Top forecasters from Colorado State University upgraded their hurricane predictions for 2023 and are now calling for a “borderline hyperactive” season in the Atlantic basin, with as many as nine hurricanes expected to form.

The upgrade is due primarily to extremely warm ocean water in the Atlantic where storms like to form, forecasters said. The warm Atlantic should counteract the hurricane-snuffing impacts of El Niño.

“Large swaths of the tropical and subtropical North Atlantic are at record warm levels, favoring Atlantic hurricane activity,” Colorado State University hurricane researcher Phil Klotzbach tweeted Thursday. “This anomalous warmth is why CSU’s seasonal hurricane forecast has increased, despite likely robust El Niño.”

Hurricane activity in the Atlantic basin – which consists of the Atlantic Ocean north of the equator, Caribbean Sea and Gulf of Mexico – has been quiet since Tropical Storms Bret and Cindy formed in late June.

How many hurricanes are now expected in 2023 Atlantic season?

The CSU team now predicts 18 named storms this season, of which nine will be hurricanes. Of those nine, four are expected to be major hurricanes – those with a Saffir-Simpson category of 3-5 and sustained winds of 111 mph or greater.
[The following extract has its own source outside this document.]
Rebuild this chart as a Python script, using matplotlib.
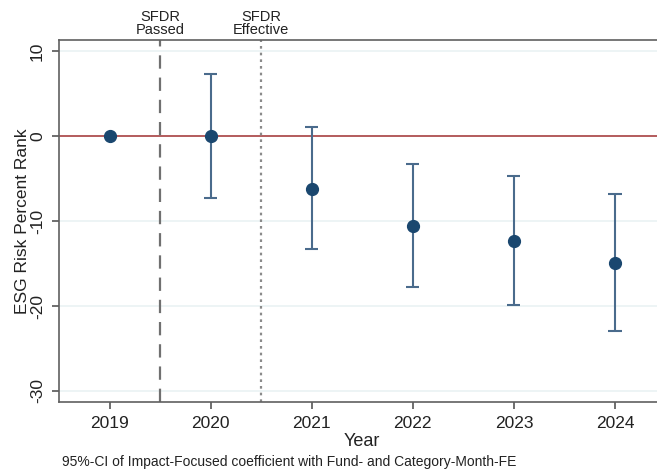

A typical year averages about 14 tropical storms, with seven spinning into hurricanes, based on weather records that date from 1991 to 2020.

The updated forecast is an increase from the 15 named storms, seven hurricanes and three major hurricanes Colorado State predicted on June 1.

The forecast includes four storms that already formed: an unnamed subtropical storm in January and Tropical Storms Arlene, Bret and Cindy in June.